┌──

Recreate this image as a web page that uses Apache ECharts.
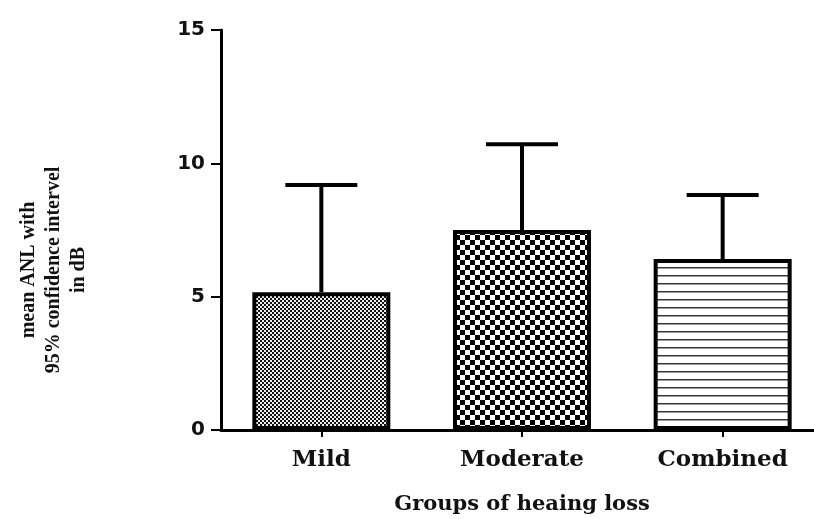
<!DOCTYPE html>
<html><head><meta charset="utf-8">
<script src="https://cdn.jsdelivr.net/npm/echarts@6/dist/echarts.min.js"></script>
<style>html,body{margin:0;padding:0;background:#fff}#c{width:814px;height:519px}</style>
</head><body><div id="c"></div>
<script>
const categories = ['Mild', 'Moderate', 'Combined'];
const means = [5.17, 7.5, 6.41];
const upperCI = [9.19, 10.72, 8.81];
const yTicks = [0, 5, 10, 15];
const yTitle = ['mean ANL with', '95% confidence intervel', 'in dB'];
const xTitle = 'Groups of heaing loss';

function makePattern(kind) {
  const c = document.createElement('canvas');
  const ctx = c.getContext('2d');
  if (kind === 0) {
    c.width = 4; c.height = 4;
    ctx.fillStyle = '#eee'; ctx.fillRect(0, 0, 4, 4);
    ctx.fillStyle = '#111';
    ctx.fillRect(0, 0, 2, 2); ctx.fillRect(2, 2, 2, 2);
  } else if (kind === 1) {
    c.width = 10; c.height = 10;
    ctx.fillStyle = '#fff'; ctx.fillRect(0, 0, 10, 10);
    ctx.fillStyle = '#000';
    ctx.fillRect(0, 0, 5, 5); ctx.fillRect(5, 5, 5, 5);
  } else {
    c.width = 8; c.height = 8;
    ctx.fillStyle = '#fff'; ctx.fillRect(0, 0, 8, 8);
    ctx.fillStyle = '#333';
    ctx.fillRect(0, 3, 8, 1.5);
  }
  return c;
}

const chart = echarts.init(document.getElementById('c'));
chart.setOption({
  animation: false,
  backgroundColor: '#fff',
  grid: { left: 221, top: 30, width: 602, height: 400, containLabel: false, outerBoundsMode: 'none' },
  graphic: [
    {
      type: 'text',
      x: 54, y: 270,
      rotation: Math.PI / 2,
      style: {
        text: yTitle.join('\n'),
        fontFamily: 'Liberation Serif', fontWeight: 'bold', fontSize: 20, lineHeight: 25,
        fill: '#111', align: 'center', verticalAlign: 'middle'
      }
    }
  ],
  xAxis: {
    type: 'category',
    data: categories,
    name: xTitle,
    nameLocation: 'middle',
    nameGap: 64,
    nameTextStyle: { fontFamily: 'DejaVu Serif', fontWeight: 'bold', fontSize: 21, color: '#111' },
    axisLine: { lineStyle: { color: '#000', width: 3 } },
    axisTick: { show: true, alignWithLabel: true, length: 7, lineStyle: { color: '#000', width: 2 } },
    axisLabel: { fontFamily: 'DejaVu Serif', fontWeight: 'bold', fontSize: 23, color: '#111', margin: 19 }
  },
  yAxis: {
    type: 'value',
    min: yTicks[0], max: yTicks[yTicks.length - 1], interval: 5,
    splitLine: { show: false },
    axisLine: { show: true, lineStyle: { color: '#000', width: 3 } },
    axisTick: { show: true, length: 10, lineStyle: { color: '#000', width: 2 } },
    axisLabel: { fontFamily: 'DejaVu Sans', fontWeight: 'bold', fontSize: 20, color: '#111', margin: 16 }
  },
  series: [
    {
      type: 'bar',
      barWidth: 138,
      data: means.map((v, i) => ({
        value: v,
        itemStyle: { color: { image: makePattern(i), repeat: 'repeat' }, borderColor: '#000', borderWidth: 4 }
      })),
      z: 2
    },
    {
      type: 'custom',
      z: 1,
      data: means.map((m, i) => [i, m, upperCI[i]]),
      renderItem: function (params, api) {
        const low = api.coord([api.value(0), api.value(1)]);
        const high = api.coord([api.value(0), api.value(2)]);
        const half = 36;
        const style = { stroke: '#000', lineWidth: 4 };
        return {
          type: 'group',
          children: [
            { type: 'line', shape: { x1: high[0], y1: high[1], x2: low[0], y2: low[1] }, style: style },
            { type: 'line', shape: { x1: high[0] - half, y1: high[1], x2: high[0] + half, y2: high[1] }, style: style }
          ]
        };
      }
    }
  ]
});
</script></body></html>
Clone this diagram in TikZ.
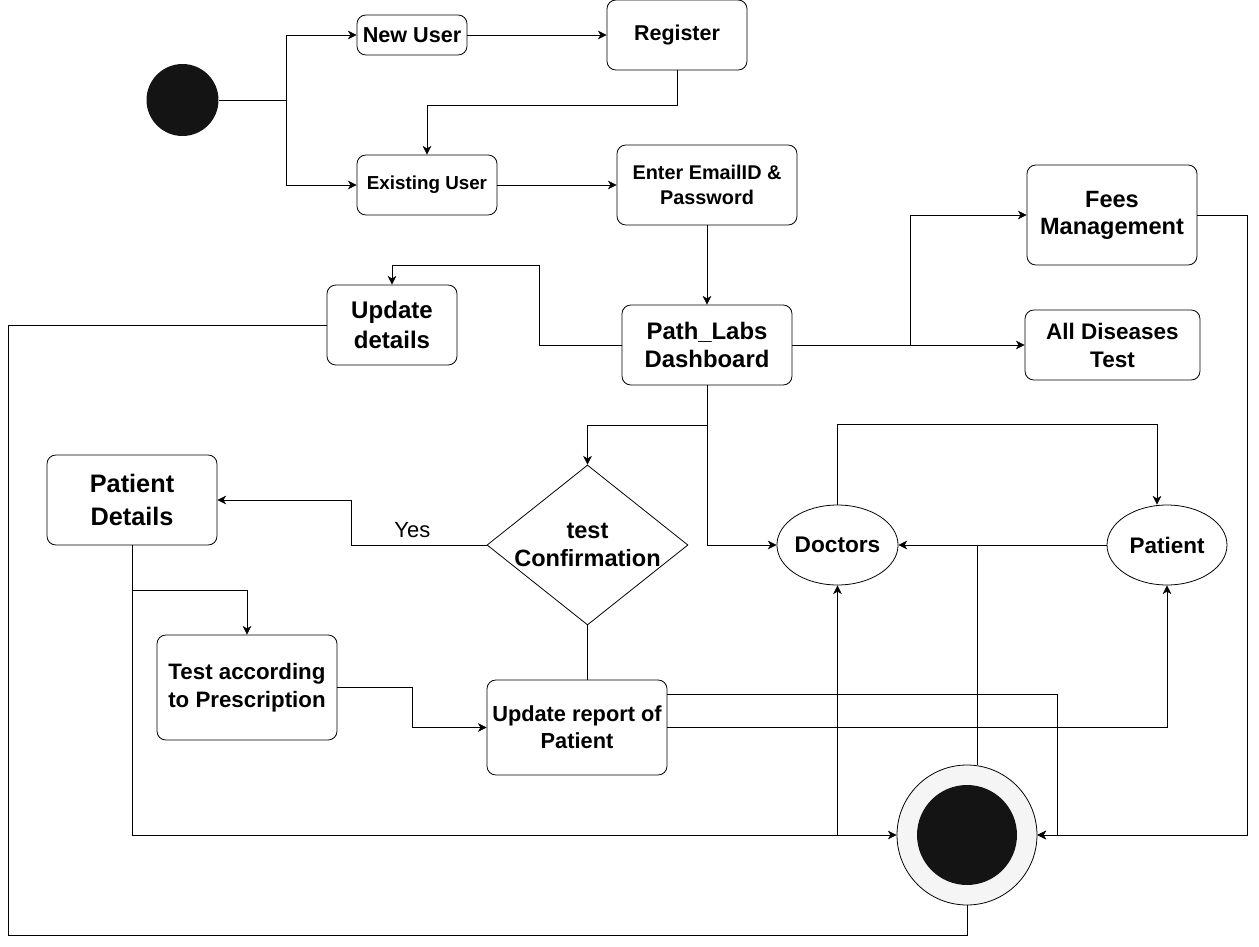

└──

Extract the full listing exactly, with the pictures left out.

Recreate this image as a web page that uses Apache ECharts.
<!DOCTYPE html>
<html><head><meta charset="utf-8">
<script src="https://cdn.jsdelivr.net/npm/echarts@6/dist/echarts.min.js"></script>
<style>html,body{margin:0;padding:0;background:#fff}#c{width:814px;height:519px}</style>
</head><body><div id="c"></div>
<script>
const categories = ['Mild', 'Moderate', 'Combined'];
const means = [5.17, 7.5, 6.41];
const upperCI = [9.19, 10.72, 8.81];
const yTicks = [0, 5, 10, 15];
const yTitle = ['mean ANL with', '95% confidence intervel', 'in dB'];
const xTitle = 'Groups of heaing loss';

function makePattern(kind) {
  const c = document.createElement('canvas');
  const ctx = c.getContext('2d');
  if (kind === 0) {
    c.width = 4; c.height = 4;
    ctx.fillStyle = '#eee'; ctx.fillRect(0, 0, 4, 4);
    ctx.fillStyle = '#111';
    ctx.fillRect(0, 0, 2, 2); ctx.fillRect(2, 2, 2, 2);
  } else if (kind === 1) {
    c.width = 10; c.height = 10;
    ctx.fillStyle = '#fff'; ctx.fillRect(0, 0, 10, 10);
    ctx.fillStyle = '#000';
    ctx.fillRect(0, 0, 5, 5); ctx.fillRect(5, 5, 5, 5);
  } else {
    c.width = 8; c.height = 8;
    ctx.fillStyle = '#fff'; ctx.fillRect(0, 0, 8, 8);
    ctx.fillStyle = '#333';
    ctx.fillRect(0, 3, 8, 1.5);
  }
  return c;
}

const chart = echarts.init(document.getElementById('c'));
chart.setOption({
  animation: false,
  backgroundColor: '#fff',
  grid: { left: 221, top: 30, width: 602, height: 400, containLabel: false, outerBoundsMode: 'none' },
  graphic: [
    {
      type: 'text',
      x: 54, y: 270,
      rotation: Math.PI / 2,
      style: {
        text: yTitle.join('\n'),
        fontFamily: 'Liberation Serif', fontWeight: 'bold', fontSize: 20, lineHeight: 25,
        fill: '#111', align: 'center', verticalAlign: 'middle'
      }
    }
  ],
  xAxis: {
    type: 'category',
    data: categories,
    name: xTitle,
    nameLocation: 'middle',
    nameGap: 64,
    nameTextStyle: { fontFamily: 'DejaVu Serif', fontWeight: 'bold', fontSize: 21, color: '#111' },
    axisLine: { lineStyle: { color: '#000', width: 3 } },
    axisTick: { show: true, alignWithLabel: true, length: 7, lineStyle: { color: '#000', width: 2 } },
    axisLabel: { fontFamily: 'DejaVu Serif', fontWeight: 'bold', fontSize: 23, color: '#111', margin: 19 }
  },
  yAxis: {
    type: 'value',
    min: yTicks[0], max: yTicks[yTicks.length - 1], interval: 5,
    splitLine: { show: false },
    axisLine: { show: true, lineStyle: { color: '#000', width: 3 } },
    axisTick: { show: true, length: 10, lineStyle: { color: '#000', width: 2 } },
    axisLabel: { fontFamily: 'DejaVu Sans', fontWeight: 'bold', fontSize: 20, color: '#111', margin: 16 }
  },
  series: [
    {
      type: 'bar',
      barWidth: 138,
      data: means.map((v, i) => ({
        value: v,
        itemStyle: { color: { image: makePattern(i), repeat: 'repeat' }, borderColor: '#000', borderWidth: 4 }
      })),
      z: 2
    },
    {
      type: 'custom',
      z: 1,
      data: means.map((m, i) => [i, m, upperCI[i]]),
      renderItem: function (params, api) {
        const low = api.coord([api.value(0), api.value(1)]);
        const high = api.coord([api.value(0), api.value(2)]);
        const half = 36;
        const style = { stroke: '#000', lineWidth: 4 };
        return {
          type: 'group',
          children: [
            { type: 'line', shape: { x1: high[0], y1: high[1], x2: low[0], y2: low[1] }, style: style },
            { type: 'line', shape: { x1: high[0] - half, y1: high[1], x2: high[0] + half, y2: high[1] }, style: style }
          ]
        };
      }
    }
  ]
});
</script></body></html>
Clone this diagram in TikZ.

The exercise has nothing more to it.